A parte do manifesto que é picareta, mas nem os signatários a levam tão a sério assim, são as restrições e proibições. Há música não ambiente em Os Idiotas e cenas encenadíssimas (como as entrevistas). Em Festa de Família, o próprio diretor assume que manipulou a luz e a cenografia em algumas sequências. Como se não bastasse, eles fingem não saber que personalidade e dramaturgia em cinema têm muito a ver com montagem, e não há regra sobre como manipular ou não o espectador pela montagem.
Mas Von Trier é tudo menos bobo, e ele sabia disso tudo. Sobre as proibições (que a mídia e opositores levaram muito mais a sério do que eles), ele disse: "O problema é que, não importa a escolha que você faça, é sempre dramaturgia. Dogma 95 contém algumas poucas regras paradoxais, mas o mesmo vale para dogmas religiosos". A renegação do diretor, então, é uma tolice completa, pois só se fala no filme de Vintenberg ou de Lars Von Trier. Vintenberg disse: "Por mais que a gente não queira os filmes terminam sendo muito pessoais".
Em suma: o Dogma é marketing, é picaretagem, não é novo. Mas é, acima de tudo, vital para o cinema hoje como possibilidade estética e, antes de tudo, de produção, que serve muito para nós.
Os Filmes
Mas, e o que importa, os filmes??? Tanto Festa de Família quanto Os Idiotas são ótimos, e isso é o principal elogio ao Dogma. Também é legal que se diga que são filmes completamente diferentes, apesar do mesmo caminho, o que prova que o Dogma não necessariamente impede a criação com suas regras. Festa de Família é um filme mais exato, fechado, talvez até melhor. Mas Os Idiotas é mais impactante, inovador, perturbador.
Festa de Família possui uma complexa construção dramatúrgica, um roteiro estruturado e, que com certeza, tem pouco de acidental na sua realização. O seu ritmo é estudado, criando tensões e relaxamentos constantes, medindo cada segundo do seu impacto.
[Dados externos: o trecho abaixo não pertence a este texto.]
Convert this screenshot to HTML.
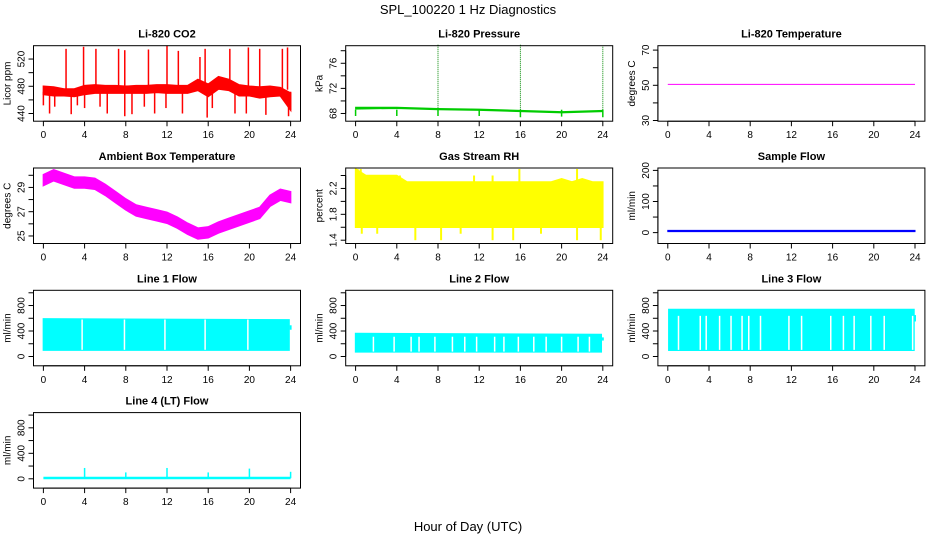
<!DOCTYPE html>
<html><head><meta charset="utf-8"><style>
body{margin:0;background:#fff}
svg{display:block;font-family:"Liberation Sans",Arial,sans-serif}
</style></head><body>
<svg id="chart" width="936" height="540" viewBox="0 0 936 540">
<rect width="936" height="540" fill="#fff"/>
<text x="468" y="14" font-size="13" text-anchor="middle">SPL_100220  1 Hz Diagnostics</text>
<text x="468" y="531" font-size="13" text-anchor="middle">Hour of Day (UTC)</text>
</svg>
<script>
const xTicks=[0,4,8,12,16,20,24];
const hours=[0,1,2,3,4,5,6,7,8,9,10,11,12,13,14,15,16,17,18,19,20,21,22,23,24];
// CO2
const co2High=[480,479,476,476,481,482,481,481,480,481,481,482,482,481,481,490,483,494,490,482,480,479,480,478,470];
const co2Low=[468,466,466,465,468,470,470,470,470,470,470,471,470,470,470,474,465,476,474,466,466,463,465,466,445];
const co2SpikeT=[2.2,3.9,5.1,7.3,7.9,10.2,12.0,13.1,15.2,15.7,18.1,19.9,21.0,23.2,23.7];
const co2SpikeV=[535,538,535,535,533,534,540,532,523,535,535,537,535,535,537];
const co2DipT=[0.0,0.6,1.1,2.7,3.3,4.0,5.5,6.2,7.9,8.6,9.8,10.8,11.9,13.5,15.9,16.4,18.6,19.7,21.6,23.8,24.0];
const co2DipV=[452,440,450,439,452,448,450,440,436,439,450,440,448,440,434,448,440,440,438,436,445];
// Pressure
const presT=[0,4,8,12,16,20,24];
const presHigh=[69.0,69.0,68.8,68.7,68.5,68.3,68.5];
const presLow=[68.7,68.8,68.6,68.5,68.3,68.1,68.3];
const presDipV=[67.6,67.6,67.6,67.6,67.4,67.5,67.4];
const presMarkT=[8,16,24];
const presMarkV=[79,79,78.8];
// Li-820 temperature
const tempT=[0,24];
const tempV=[50.5,50.5];
// Ambient box temperature
const ambCenter=[29.6,30.0,29.7,29.4,29.4,29.3,28.8,28.2,27.6,27.1,26.9,26.7,26.5,26.1,25.6,25.2,25.3,25.7,26.0,26.3,26.6,26.9,27.9,28.4,28.2];
const ambSpread=[0.45,0.45,0.45,0.45,0.45,0.45,0.45,0.45,0.45,0.45,0.45,0.45,0.45,0.45,0.45,0.45,0.45,0.45,0.45,0.45,0.45,0.45,0.45,0.45,0.45];
// Gas stream RH
const rhHigh=[2.5,2.4,2.4,2.4,2.4,2.3,2.3,2.3,2.3,2.3,2.3,2.3,2.3,2.3,2.3,2.3,2.3,2.3,2.3,2.3,2.35,2.3,2.35,2.3,2.3];
const rhLow=[1.6,1.6,1.6,1.6,1.6,1.6,1.6,1.6,1.6,1.6,1.6,1.6,1.6,1.6,1.6,1.6,1.6,1.6,1.6,1.6,1.6,1.6,1.6,1.6,1.6];
const rhSpikeT=[0.2,0.5,1.8,3.5,4.3,11.5,13.3,15.9,21.5];
const rhSpikeV=[2.5,2.5,2.4,2.4,2.4,2.4,2.4,2.5,2.5];
const rhDipT=[0.6,2.1,5.8,8.3,10.2,13.3,15.3,18.0,21.5,23.8];
const rhDipV=[1.5,1.5,1.4,1.4,1.5,1.4,1.4,1.5,1.4,1.4];
// Sample flow
const sfT=[0,24];
const sfHigh=[7,7];
const sfLow=[3,3];
// Line flows
const l1T=[0,23.85];const l1High=[590,575];const l1Low=[100,100];
const l1Gaps=[3.76,7.87,11.8,15.7,19.85];
const l2T=[0,23.85];const l2High=[360,345];const l2Low=[72,72];
const l2Gaps=[1.73,3.74,5.39,6.16,7.7,9.4,10.6,11.75,13.5,14.4,15.8,17.3,18.5,20.0,21.6,22.7];
const l3T=[0.1,23.9];const l3High=[738,738];const l3Low=[99,99];
const l3Gaps=[1.04,3.15,3.73,5.03,6.14,7.21,7.86,9.0,11.76,12.99,15.82,17.05,18.09,19.71,21.01,23.77];
const l4T=[0,24];const l4V=[12,12];
const l4SpikeT=[4,8,12,16,20,24];
const l4SpikeV=[170,100,170,100,160,110];

const NS='http://www.w3.org/2000/svg';
const svg=document.getElementById('chart');
function mk(tag,attrs,parent){const e=document.createElementNS(NS,tag);for(const k in attrs)e.setAttribute(k,attrs[k]);(parent||svg).appendChild(e);return e;}

function panel(col,row,o){
  const bx=33.5+col*312.2, by=45.7+row*122.3, bw=267, bh=75.5;
  const g=mk('g',{});
  
  
  const X=t=>bx+(t+0.96)/25.92*bw;
  const Y=v=>by+bh-(v-o.ylim[0])/(o.ylim[1]-o.ylim[0])*bh;
  const ctx={g,X,Y};
  o.draw(ctx);
  const box=mk('rect',{x:bx,y:by,width:bw,height:bh,fill:'none',stroke:'#000','stroke-width':1},g);
  
  
  const ti=mk('text',{x:bx+bw/2,y:by-8,'font-size':11,'font-weight':'bold','text-anchor':'middle'},g);
  
  
  ti.textContent=o.title;
  mk('line',{x1:X(0),x2:X(24),y1:by+bh,y2:by+bh,stroke:'#000'},g);
  xTicks.forEach(t=>{
    mk('line',{x1:X(t),x2:X(t),y1:by+bh,y2:by+bh+5,stroke:'#000'},g);
    const tl=mk('text',{x:X(t),y:by+bh+17,'font-size':10,'text-anchor':'middle'},g);
    
    
    tl.textContent=t;
  });
  const yt=o.yticks;
  mk('line',{x1:bx,x2:bx,y1:Y(yt[0]),y2:Y(yt[yt.length-1]),stroke:'#000'},g);
  yt.forEach((v,i)=>{
    mk('line',{x1:bx-5,x2:bx,y1:Y(v),y2:Y(v),stroke:'#000'},g);
    if(o.ylabels[i]!==''){
      const tl=mk('text',{x:0,y:0,'font-size':10,'text-anchor':'middle',transform:`translate(${bx-9},${Y(v)}) rotate(-90)`},g);
      
      
      tl.textContent=o.ylabels[i];
    }
  });
  const yl=mk('text',{x:0,y:0,'font-size':10,'text-anchor':'middle',transform:`translate(${bx-23},${by+bh/2}) rotate(-90)`},g);
  
  
  yl.textContent=o.ylab;
}
function band(c,ts,hi,lo,color,name,sw){
  let d='M'+ts.map((t,i)=>c.X(t)+','+c.Y(hi[i])).join('L');
  d+='L'+ts.map((t,i)=>c.X(t)+','+c.Y(lo[i])).reverse().join('L')+'Z';
  const p=mk('path',{d,fill:color,stroke:color,'stroke-width':sw||1.5},c.g);
  
  
}
function vlines(c,ts,from,to,color,w,name,dash){
  ts.forEach((t,i)=>{
    const a=Array.isArray(from)?from[i]:from, b=Array.isArray(to)?to[i]:to;
    const l=mk('line',{x1:c.X(t),x2:c.X(t),y1:c.Y(a),y2:c.Y(b),stroke:color,'stroke-width':w},c.g);
    if(dash)l.setAttribute('stroke-dasharray',dash);
    
    
  });
}
function line(c,ts,vs,color,w,name){
  const p=mk('path',{d:'M'+ts.map((t,i)=>c.X(t)+','+c.Y(vs[i])).join('L'),fill:'none',stroke:color,'stroke-width':w},c.g);
  
  
}
const flowTicks=[0,200,400,600,800,1000], flowLabels=['0','','400','','800',''];

panel(0,0,{name:'co2-panel',title:'Li-820 CO2',ylab:'Licor ppm',ylim:[428.7,539.6],yticks:[440,460,480,500,520],ylabels:['440','','480','','520'],
 draw:c=>{band(c,hours,co2High,co2Low,'#ff0000','co2-series');
  vlines(c,co2SpikeT,475,co2SpikeV,'#ff0000',1.5,'co2-spike');
  vlines(c,co2DipT,472,co2DipV,'#ff0000',1.5,'co2-dip');}});
panel(1,0,{name:'pressure-panel',title:'Li-820 Pressure',ylab:'kPa',ylim:[66.77,78.8],yticks:[68,70,72,74,76,78],ylabels:['68','','72','','76',''],
 draw:c=>{vlines(c,presMarkT,68.6,presMarkV,'#008800',1,'pressure-spike','1,1');
  band(c,presT,presHigh,presLow,'#00cc00','pressure-series',1);
  vlines(c,presT,68.6,presDipV,'#00cc00',1.5,'pressure-dip');}});
panel(2,0,{name:'li820-temperature-panel',title:'Li-820 Temperature',ylab:'degrees C',ylim:[29.6,72.5],yticks:[30,40,50,60,70],ylabels:['30','','50','','70'],
 draw:c=>{line(c,tempT,tempV,'#ff00ff',1,'temperature-series');}});
panel(0,1,{name:'ambient-temperature-panel',title:'Ambient Box Temperature',ylab:'degrees C',ylim:[24.38,30.6],yticks:[25,26,27,28,29,30],ylabels:['25','','27','','29',''],
 draw:c=>{band(c,hours,ambCenter.map((v,i)=>v+ambSpread[i]),ambCenter.map((v,i)=>v-ambSpread[i]),'#ff00ff','ambient-series');}});
panel(1,1,{name:'rh-panel',title:'Gas Stream RH',ylab:'percent',ylim:[1.349,2.516],yticks:[1.4,1.6,1.8,2.0,2.2,2.4],ylabels:['1.4','','1.8','','2.2',''],
 draw:c=>{band(c,hours,rhHigh,rhLow,'#ffff00','rh-series');
  vlines(c,rhSpikeT,2.2,rhSpikeV,'#ffff00',2,'rh-spike');
  vlines(c,rhDipT,1.8,rhDipV,'#ffff00',2,'rh-dip');}});
panel(2,1,{name:'sample-flow-panel',title:'Sample Flow',ylab:'ml/min',ylim:[-35,207.7],yticks:[0,50,100,150,200],ylabels:['0','','100','','200'],
 draw:c=>{band(c,sfT,sfHigh,sfLow,'#0000ff','sample-flow-series',1);}});
panel(0,2,{name:'line1-flow-panel',title:'Line 1 Flow',ylab:'ml/min',ylim:[-146,1039],yticks:flowTicks,ylabels:flowLabels,
 draw:c=>{band(c,l1T,l1High,l1Low,'#00ffff','line1-series');vlines(c,l1Gaps,l1Low[0]+5,l1High[0]-10,'#ffffff',1.5,'line1-gap');vlines(c,[24],420,490,'#00ffff',2,'line1-end');}});
panel(1,2,{name:'line2-flow-panel',title:'Line 2 Flow',ylab:'ml/min',ylim:[-146,1039],yticks:flowTicks,ylabels:flowLabels,
 draw:c=>{band(c,l2T,l2High,l2Low,'#00ffff','line2-series');vlines(c,l2Gaps,l2Low[0]+5,l2High[0]-50,'#ffffff',1.5,'line2-gap');vlines(c,[24],250,300,'#00ffff',2,'line2-end');}});
panel(2,2,{name:'line3-flow-panel',title:'Line 3 Flow',ylab:'ml/min',ylim:[-146,1039],yticks:flowTicks,ylabels:flowLabels,
 draw:c=>{band(c,l3T,l3High,l3Low,'#00ffff','line3-series');vlines(c,l3Gaps,l3Low[0]+5,l3High[0]-100,'#ffffff',1.5,'line3-gap');vlines(c,[24],550,650,'#00ffff',2,'line3-end');}});
panel(0,3,{name:'line4-flow-panel',title:'Line 4 (LT) Flow',ylab:'ml/min',ylim:[-146,1039],yticks:flowTicks,ylabels:flowLabels,
 draw:c=>{line(c,l4T,l4V,'#00ffff',2.5,'line4-series');vlines(c,l4SpikeT,10,l4SpikeV,'#00ffff',1.5,'line4-spike');}});
</script>
</body></html>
Tecnicamente o vídeo lhe dá um visual despojado, e uma facilidade de movimentos e mise-en-scène, mas pode-se dizer que se feito em película com um estilo mais tradicional de encenação, Festa de Família ainda seria um grande filme. Isso porque está no seu conteúdo a sua força. A forma que o Dogma propõe é importante pela urgência que dá as imagens, pela estranheza. Mas o roteiro e a direção (extremamente pessoal e estilizada) são a base do sucesso do filme.
Os Idiotas não existe sem o Dogma, e talvez por isso o espectador saiba menos o que fazer com ele. O público que vê Os Idiotas tem uma experiência incômoda porque a dramaturgia de Lars Von Trier é completamente nova. Neste sim impera o improviso, a imagem não rica. Em Os Idiotas o roteiro e a direção importam menos que a forma e a sensação que o filme passa. A repulsão/atração constante dos personagens entre si são as mesmas do espectador com a tela.
Os Idiotas é uma radicalização do que Von Trier já fazia em Ondas do Destino, e em toda a sua carreira. Fala das entranhas do ser humano que nós gostamos de esquecer que existem. Fala do lado secreto, do "idiota dentro de nós". Critica toda uma tradição do cinema com o idiota "boa gente". Ao contrário de Festa de Família não há personagem simpático, ponto de identificação, storyline. Por isso, Os Idiotas é um filme mais imperfeito mas mais importante do que o ótimo filme de Vintenberg.
Mas, cada um a seu jeito, o mais legal é que ambos são bem sucedidos no que se propõe, e acima de tudo, validam um manifesto que só na teoria não teria a força e a vitalidade que estes filmes lhe dão.